Readers of this blog are familiar with the problem. The clauses are definitely pro-business and anti-consumer. They remove consumers' freedom or right to sue, prevent consumers from using the courts to resolve disputes, include many fees, prevent consumers from joining class-action lawsuits, and force consumers to travel hundreds or thousands of miles to a location of the company's choosing. Often, the arbitrator already has an existing relationship with the company, which means the playing field is heavily tilted against consumers.

To use an analogy from a popular science-fiction film, the empire is striking back. Arbitration supporters are attacking both the CFPB and others to preserve arbitration clauses. The New York Times reported:

"A television ad during the Republican presidential debate last Tuesday depicted pale bureaucrats rubber-stamping the word “DENIED” on the files of frustrated Americans, beneath a red banner of Senator Elizabeth Warren evoking a Communist apparatchik. The ad attacks the Consumer Financial Protection Bureau, a federal agency created with Ms. Warren’s strong backing after the 2008 mortgage crisis. What the ad did not say: Its sponsor wants to rein in the agency in part because of its efforts to restrict arbitration — the widespread practice in corporate America of requiring customers and employees to resolve disputes not in the courts, but in private proceedings with neither judge nor jury. In fact, arbitration is one of the reasons the ad’s sponsor, American Action Network, wanted to blast the agency with the $500,000 campaign, the group said.

Why the attack on the CFPB:

"Arbitration has remained largely untouchable because of a pair of Supreme Court rulings in 2011 and 2013 that cleared the way for the use of class-action bans in contracts. With the current Supreme Court’s having now twice enshrined the wide use of arbitration, many [binding arbitration] opponents have pinned their hopes on the consumer agency’s proposed rule."

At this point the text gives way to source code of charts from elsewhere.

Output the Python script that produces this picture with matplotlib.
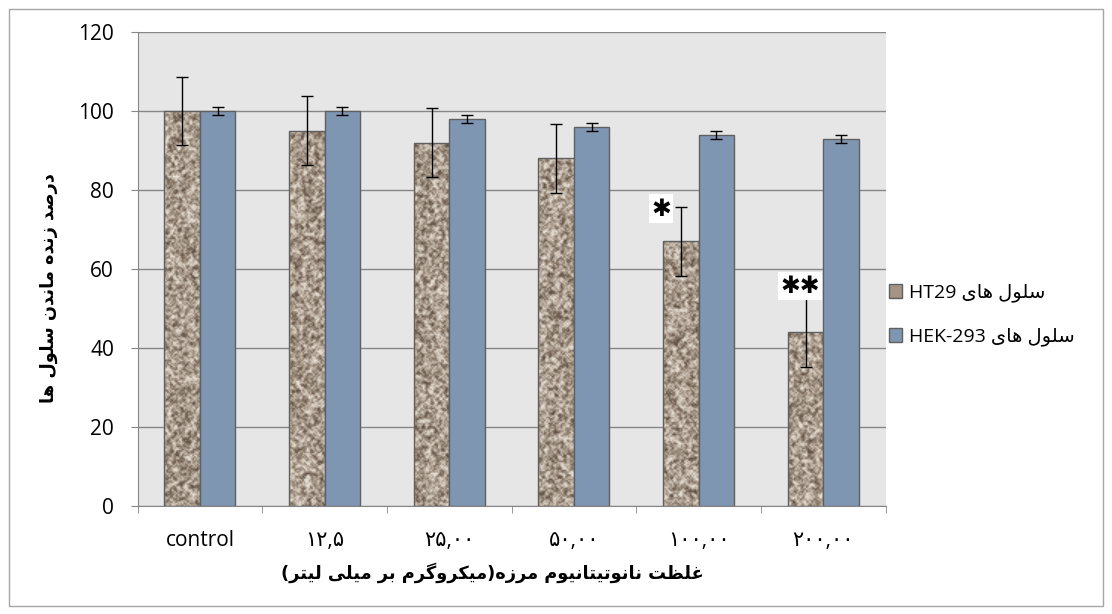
import matplotlib
matplotlib.use("Agg")
import matplotlib.pyplot as plt
import numpy as np
from matplotlib.patches import Patch, Rectangle
from matplotlib.colors import LinearSegmentedColormap
import re

plt.rcParams['font.family'] = ['Open Sans', 'DejaVu Sans']

# data
groups = ["control", "۱۲,۵", "۲۵,۰۰", "۵۰,۰۰", "۱۰۰,۰۰", "۲۰۰,۰۰"]
ht29 = [100, 95, 92, 88, 67, 44]
ht29_err = [8.7, 8.7, 8.7, 8.7, 8.8, 8.7]
hek = [100, 100, 98, 96, 94, 93]
hek_err = [1.0, 1.0, 1.0, 1.0, 1.0, 1.0]
stars = {4: "✱", 5: "✱✱"}

ylabel_txt = "درصد زنده ماندن سلول ها"
xlabel_txt = "غلظت نانوتیتانیوم مرزه(میکروگرم بر میلی لیتر)"
leg_ht29 = "سلول های HT29"
leg_hek = "سلول های HEK-293"

# arabic letter forms: isolated, final, initial, medial
FORMS = {
    'ا': ('\uFE8D', '\uFE8E', None, None),
    'ب': ('\uFE8F', '\uFE90', '\uFE91', '\uFE92'),
    'ت': ('\uFE95', '\uFE96', '\uFE97', '\uFE98'),
    'د': ('\uFEA9', '\uFEAA', None, None),
    'ر': ('\uFEAD', '\uFEAE', None, None),
    'ز': ('\uFEAF', '\uFEB0', None, None),
    'س': ('\uFEB1', '\uFEB2', '\uFEB3', '\uFEB4'),
    'ص': ('\uFEB9', '\uFEBA', '\uFEBB', '\uFEBC'),
    'ظ': ('\uFEC5', '\uFEC6', '\uFEC7', '\uFEC8'),
    'غ': ('\uFECD', '\uFECE', '\uFECF', '\uFED0'),
    'ل': ('\uFEDD', '\uFEDE', '\uFEDF', '\uFEE0'),
    'م': ('\uFEE1', '\uFEE2', '\uFEE3', '\uFEE4'),
    'ن': ('\uFEE5', '\uFEE6', '\uFEE7', '\uFEE8'),
    'ه': ('\uFEE9', '\uFEEA', '\uFEEB', '\uFEEC'),
    'و': ('\uFEED', '\uFEEE', None, None),
    'ی': ('\uFBFC', '\uFBFD', '\uFBFE', '\uFBFF'),
    'ک': ('\uFB8E', '\uFB8F', '\uFB90', '\uFB91'),
    'گ': ('\uFB92', '\uFB93', '\uFB94', '\uFB95'),
}


def shape(text):
    out = []
    for i, c in enumerate(text):
        if c not in FORMS:
            out.append(c)
            continue
        prev = text[i - 1] if i > 0 else ''
        nxt = text[i + 1] if i + 1 < len(text) else ''
        jp = prev in FORMS and FORMS[prev][2] is not None
        jn = FORMS[c][2] is not None and nxt in FORMS
        iso, fin, ini, med = FORMS[c]
        if jp and jn:
            out.append(med)
        elif jp:
            out.append(fin)
        elif jn:
            out.append(ini)
        else:
            out.append(iso)
    return ''.join(out)


def rtl(text):
    s = shape(text)
    parts = re.split(r'([A-Za-z0-9\-]+)', s)
    res = []
    for p in reversed(parts):
        if re.fullmatch(r'[A-Za-z0-9\-]+', p):
            res.append(p)
        else:
            p = p[::-1].translate(str.maketrans('()', ')('))
            res.append(p)
    return ''.join(res)


def granite(h, w, seed):
    yy, xx = np.mgrid[0:h, 0:w].astype(float)
    n = np.sin(xx * 12.9898 + yy * 78.233 + seed * 37.719) * 43758.5453
    n = n - np.floor(n)
    sm = n.copy()
    for dy in (-1, 0, 1):
        for dx in (-1, 0, 1):
            sm += np.roll(np.roll(n, dy, 0), dx, 1)
    sm /= 10.0
    sm = (sm - sm.mean()) / sm.std()
    return 0.5 * n + 0.5 * np.clip(sm * 0.25 + 0.5, 0, 1)


tex_cmap = LinearSegmentedColormap.from_list(
    "granite", ["#5e4e42", "#877868", "#ab9d8e", "#c9beb0", "#ebe4da"])

fig = plt.figure(figsize=(11.12, 6.14), dpi=100)
fig.patches.append(Rectangle((9 / 1112, 8 / 614), 1094 / 1112, 597 / 614,
                             transform=fig.transFigure, fill=False,
                             edgecolor='#a6a6a6', linewidth=1))
ax = fig.add_axes([137.6 / 1112, 1 - 506 / 614, 748 / 1112, 474 / 614])
ax.set_facecolor('#e6e6e6')

x = np.arange(len(groups)) + 0.5
w = 0.285
bars1 = ax.bar(x - w / 2, ht29, w, facecolor='none', edgecolor='#5f5f5f',
               linewidth=1, zorder=3)
bars2 = ax.bar(x + w / 2, hek, w, color='#7f96b3', edgecolor='#5f5f5f',
               linewidth=1, zorder=3)

# stone texture inside the HT29 bars
for i, b in enumerate(bars1):
    h = b.get_height()
    tex = granite(int(h * 2.6) + 2, 24, i + 1)
    im = ax.imshow(tex, cmap=tex_cmap, vmin=0, vmax=1, aspect='auto',
                   extent=[b.get_x(), b.get_x() + w, 0, h], zorder=2,
                   interpolation='bilinear')
    im.set_clip_path(b)

ax.errorbar(x - w / 2, ht29, yerr=ht29_err, fmt='none', ecolor='black',
            elinewidth=1, capsize=4.5, capthick=1, zorder=4)
ax.errorbar(x + w / 2, hek, yerr=hek_err, fmt='none', ecolor='black',
            elinewidth=1, capsize=4.5, capthick=1, zorder=4)

# significance marks, offset from the top of the error bar
star_off = {4: (-0.16, -0.5), 5: (-0.045, 3.0)}
for i, s in stars.items():
    dx, dy = star_off[i]
    top = ht29[i] + ht29_err[i]
    ax.text(x[i] - w / 2 + dx, top + dy, s, ha='center', va='center',
            fontsize=17, family='DejaVu Sans',
            bbox=dict(facecolor='white', edgecolor='none', pad=1.5), zorder=5)

ax.set_xlim(0, 6)
ax.set_ylim(0, 120)
ax.set_yticks(np.arange(0, 121, 20))
ax.yaxis.grid(True, color='#868686', linewidth=1)
ax.set_axisbelow(True)
ax.set_xticks(x)
ax.set_xticklabels(groups, fontsize=15)
ax.set_xticks(np.arange(0, 7), minor=True)
ax.tick_params(axis='x', which='major', length=0, pad=17)
ax.tick_params(axis='x', which='minor', length=5, color='#868686')
ax.tick_params(axis='y', length=5, color='#868686', labelsize=15, pad=12)
for sp in ('top', 'right'):
    ax.spines[sp].set_visible(False)
for sp in ('left', 'bottom'):
    ax.spines[sp].set_color('#868686')

ax.set_ylabel(rtl(ylabel_txt), family='DejaVu Sans', fontweight='bold',
              fontsize=12.8)
ax.yaxis.set_label_coords(-0.106, 0.46)
ax.set_xlabel(rtl(xlabel_txt), family='DejaVu Sans', fontweight='bold',
              fontsize=12.8)
ax.xaxis.set_label_coords(0.474, -0.118)

handles = [Patch(facecolor='#a39484', edgecolor='#5f5f5f'),
           Patch(facecolor='#7f96b3', edgecolor='#5f5f5f')]
fig.legend(handles, [rtl(leg_ht29), rtl(leg_hek)], loc='center left',
           bbox_to_anchor=(871 / 1112, 1 - 315 / 614), frameon=False,
           fontsize=14, handlelength=0.7, handleheight=0.7,
           handletextpad=0.35, labelspacing=1.3)

fig.savefig("out.png", dpi=100)
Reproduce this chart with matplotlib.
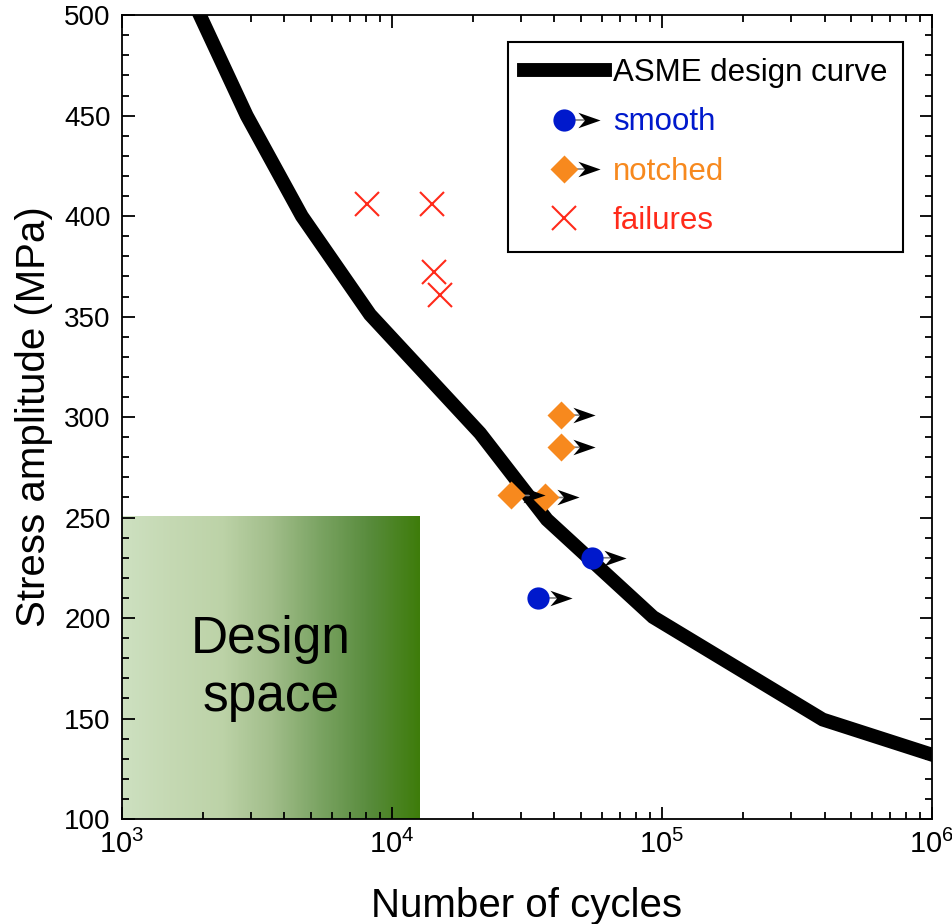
import numpy as np
import matplotlib
matplotlib.use('Agg')
from matplotlib import pyplot as plt
from matplotlib import transforms
from matplotlib.path import Path
from matplotlib.lines import Line2D
from matplotlib.legend_handler import HandlerBase
from matplotlib.colors import LinearSegmentedColormap
from matplotlib.ticker import MultipleLocator

plt.rcParams['font.family'] = ['Liberation Sans', 'DejaVu Sans']
plt.rcParams['mathtext.fontset'] = 'custom'
plt.rcParams['mathtext.rm'] = 'Liberation Sans'
plt.rcParams['mathtext.it'] = 'Liberation Sans'
plt.rcParams['mathtext.default'] = 'regular'

# ASME design curve
asme_N = [1945, 2900, 4640, 8300, 21200, 37500, 92700, 394000, 1000000]
asme_S = [500, 450, 400, 351, 292, 249, 200.5, 149.5, 132]

# run-outs (tests stopped without failure)
smooth_N = [34800, 55000]
smooth_S = [210, 230]
notched_N = [42300, 42300, 27600, 36900]
notched_S = [301, 285, 261, 260]

# failures
fail_N = [8070, 14070, 14300, 15100]
fail_S = [406, 406, 372, 361]

# design space box
box_N = [1000, 12700]
box_S = [100, 251]

blue = '#0019cc'
orange = '#f7891e'
red = '#ff2a1a'

# concave arrow head used for run-outs
head = Path([(1, 0), (-1, 0.7), (-0.4, 0), (-1, -0.7), (1, 0)],
            [Path.MOVETO, Path.LINETO, Path.LINETO, Path.LINETO, Path.CLOSEPOLY])

fig = plt.figure(figsize=(9.52, 9.24), dpi=100)
ax = fig.add_axes([0.128, 0.1136, 0.851, 0.870])

# gradient box
cmap = LinearSegmentedColormap.from_list('ds', ['#cde0c0', '#c4d8b2', '#bcd2a7', '#a2be8b',
                                                '#7aa362', '#588b3c', '#3e7c0b'])
xe = np.logspace(np.log10(box_N[0]), np.log10(box_N[1]), 300)
cc = np.linspace(0, 1, len(xe) - 1)[None, :]
ax.pcolormesh(xe, box_S, cc, cmap=cmap, shading='flat', zorder=1, rasterized=True)
ax.text(np.sqrt(box_N[0] * box_N[1]), 175, 'Design\nspace', fontsize=37,
        ha='center', va='center', linespacing=1.25, zorder=2)

ax.plot(asme_N, asme_S, color='black', lw=10, solid_joinstyle='miter', zorder=3,
        label='ASME design curve')

head_tr = transforms.offset_copy(ax.transData, fig=fig, x=16.5, y=0, units='points')
for N, S in zip(smooth_N + notched_N, smooth_S + notched_S):
    ax.annotate('', xy=(N, S), xytext=(20, 0), textcoords='offset points',
                arrowprops=dict(arrowstyle='-', color='gray', lw=1.2, shrinkA=0, shrinkB=0),
                zorder=4)
ax.plot(smooth_N, smooth_S, 'o', color=blue, ms=16, mec='none', zorder=5, label='smooth')
ax.plot(notched_N, notched_S, 'D', color=orange, ms=14.5, mec='none', zorder=5, label='notched')
ax.plot(smooth_N + notched_N, smooth_S + notched_S, ls='none', marker=head, ms=16,
        color='black', mec='none', transform=head_tr, zorder=6)
ax.plot(fail_N, fail_S, 'x', color=red, ms=17, mew=1.5, zorder=5, label='failures')


class RunoutHandler(HandlerBase):
    def create_artists(self, legend, orig_handle, xdescent, ydescent, width, height,
                       fontsize, trans):
        y = height / 2 - ydescent
        cx = 0.5 * width - xdescent
        hx = 0.81 * width - xdescent
        shaft = Line2D([cx, hx], [y, y], color='gray', lw=1.2, transform=trans)
        mk = Line2D([cx], [y], ls='none', marker=orig_handle.get_marker(),
                    color=orig_handle.get_color(), ms=orig_handle.get_markersize(),
                    mec='none', transform=trans)
        hd = Line2D([hx], [y], ls='none', marker=head, ms=16,
                    color='black', mec='none', transform=trans)
        return [shaft, mk, hd]


handles, labels = ax.get_legend_handles_labels()
leg = ax.legend(handles, labels, loc='upper right', bbox_to_anchor=(0.964, 0.966),
                borderaxespad=0, fontsize=22.5, fancybox=False, framealpha=1,
                edgecolor='black', handlelength=2.6, handletextpad=0.25,
                labelspacing=0.62, borderpad=0.5,
                labelcolor=['black', blue, orange, red],
                handler_map={handles[1]: RunoutHandler(), handles[2]: RunoutHandler()})
leg.get_frame().set_linewidth(1.5)

ax.set_xscale('log')
ax.set_xlim(1e3, 1e6)
ax.set_ylim(100, 500)
ax.yaxis.set_major_locator(MultipleLocator(50))
ax.yaxis.set_minor_locator(MultipleLocator(10))

fs = 29
ax.set_xlabel('Number of cycles', fontsize=fs, labelpad=20)
ax.set_ylabel('Stress amplitude (MPa)', fontsize=fs, labelpad=8)
ax.tick_params(axis='both', which='both', direction='in', top=True, right=True,
               labelsize=20, width=1.3)
ax.tick_params(axis='x', which='major', labelsize=21)
ax.tick_params(axis='both', which='major', length=9, pad=8)
ax.tick_params(axis='both', which='minor', length=5)
for sp in ax.spines.values():
    sp.set_linewidth(1.3)

plt.savefig('out.png', dpi=100)
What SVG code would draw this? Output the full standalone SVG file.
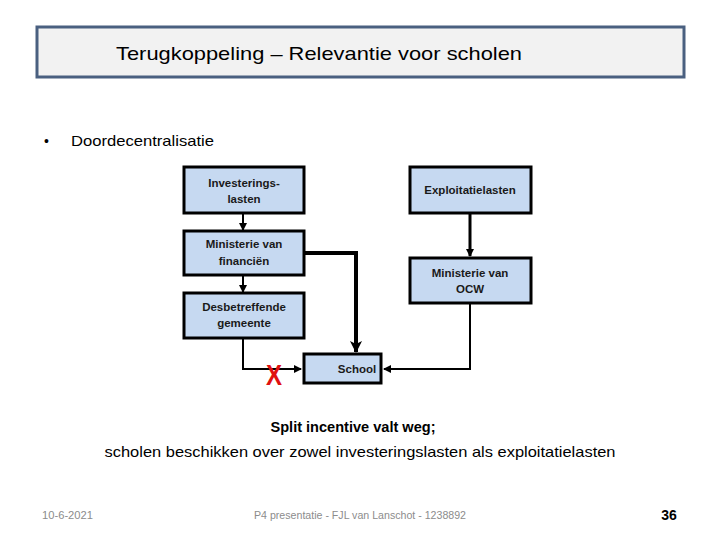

There has been activity by both arbitration supporters and opponents. The supporters of binding arbitration also include:

"... the U.S. Chamber of Commerce, the most powerful business lobby in the country, started a new effort to block the Consumer Financial Protection Bureau by lobbying lawmakers to attach a rider to the federal budget bill that would force the regulator to conduct a new study before issuing any rule, according to people with direct knowledge of the strategy..."

Some of the opponents:

"... On Wednesday, the Justice Department issued a proposal to protect military service members from arbitration requirements. Earlier this month, Senator Al Franken, Democrat of Minnesota and a longtime opponent of arbitration, renewed his push for Congress to pass a bill he introduced this year that would prevent companies from requiring employees to go to arbitration... San Francisco’s city attorney, Dennis Herrera, sued American Express this month over what he claimed were “illegal and anti-competitive rules, policies and practices.” The lawsuit, filed in Superior Court, will probably help small businesses whose contracts with the credit card company prevented them from filing a class-action lawsuit... In Chicago, Alderman Edward M. Burke said he planned to introduce a bill this week that would prevent the city from doing business with companies that push employees and customers out of court..."

Consumers should have the freedom to use the courts; not be forced to use private arbitrators when there are disputes with their favorite products and services. Binding arbitration supporters will claim that consumers have a choice; consumers can simply not do business with companies that use these clauses. Huh? Living under a rock is not an option when all companies in an industry use binding arbitration clauses. There is no real choice for consumers. Consumers need and demand the freedom to use courts and not be forced to a private arbitrator.

What are your opinions of binding arbitration clauses? Of the politic ad? Of the efforts by arbitration opponents?